Do not price only on list size. A smaller newsletter with a specific, valuable audience can charge more than a large general list with sleepy engagement.

Protect the editorial product

Advertising should have rules.

Set boundaries around:

  • Number of ads per issue

  • Sponsor categories you will not accept

  • Claims that need proof

  • Placement style

  • Approval process

  • Labeling

  • Frequency

  • Reader feedback

This is not fussy. It is how you keep the newsletter worth advertising in.

Measure more than clicks

Clicks matter, but sponsor value can show up in other ways.

Track:

  • Click-through rate

  • Landing page conversion

  • Reply sentiment

  • Sponsor renewal rate

  • Unsubscribe impact

  • Reader complaints

  • Lead quality

  • Brand lift signals if available

Your existing article on newsletter advertising can support the partnership side of this conversation.

Advertising vs paid newsletters

Some publishers choose ads because they want content to stay free. Others prefer subscriptions because they want revenue from readers instead of sponsors.

Both can work.

Your guide to paid newsletters is useful for readers comparing these paths.

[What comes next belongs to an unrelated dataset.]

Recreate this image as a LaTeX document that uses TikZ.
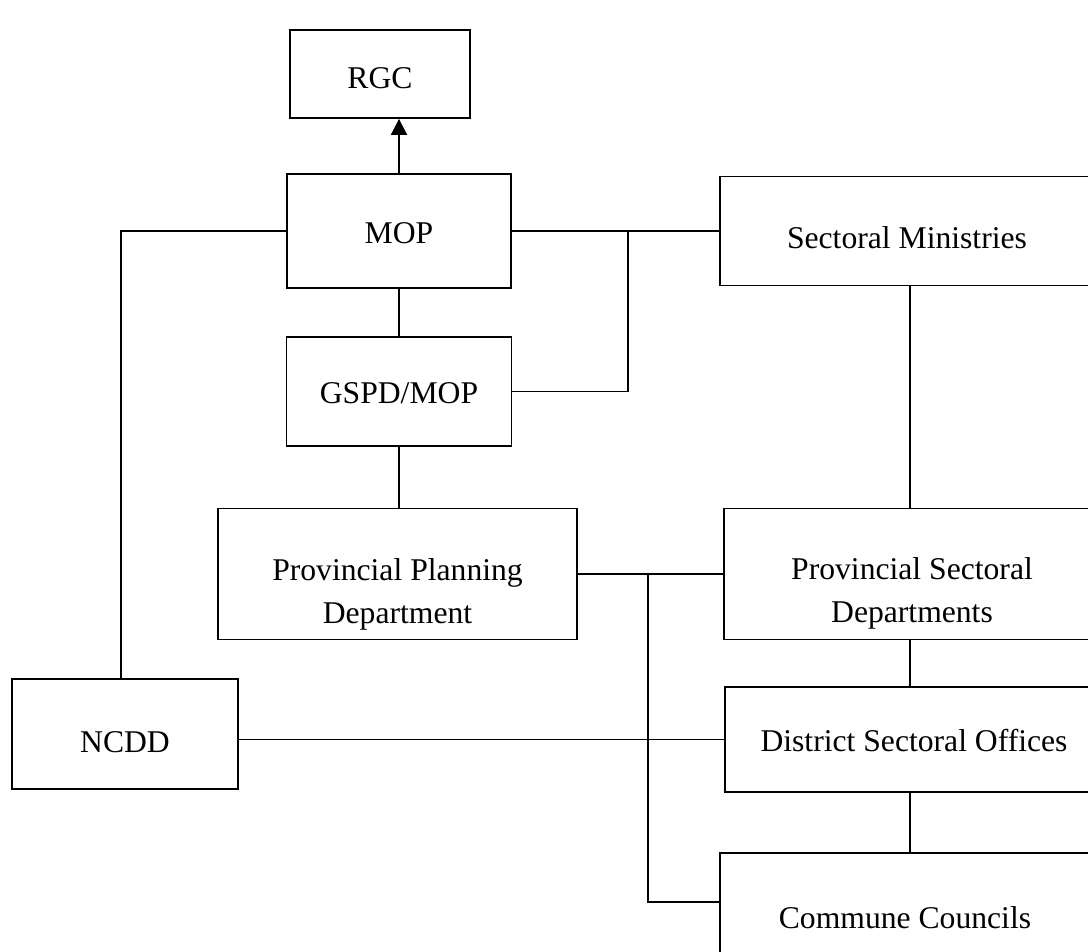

The real decision is about incentives. Who pays you, and what does that encourage you to optimize for?

Final thought

Newsletter advertising is not just selling space.

It is selling trusted attention. Treat it carefully. Choose sponsors well. Label clearly. Protect the reader. If the newsletter stays useful, the ad inventory stays valuable.

FAQs

What is newsletter advertising?

Newsletter advertising is the sale of sponsored placements, native ads, dedicated emails, or partner offers inside a newsletter.

How do newsletters price ads?

They may use flat fees, CPM, CPC, CPA, monthly sponsorships, or packages based on audience size, quality, engagement, and advertiser value.

Are newsletter ads effective?

They can be very effective when the audience is specific, engaged, and the sponsor offer is relevant to the reader.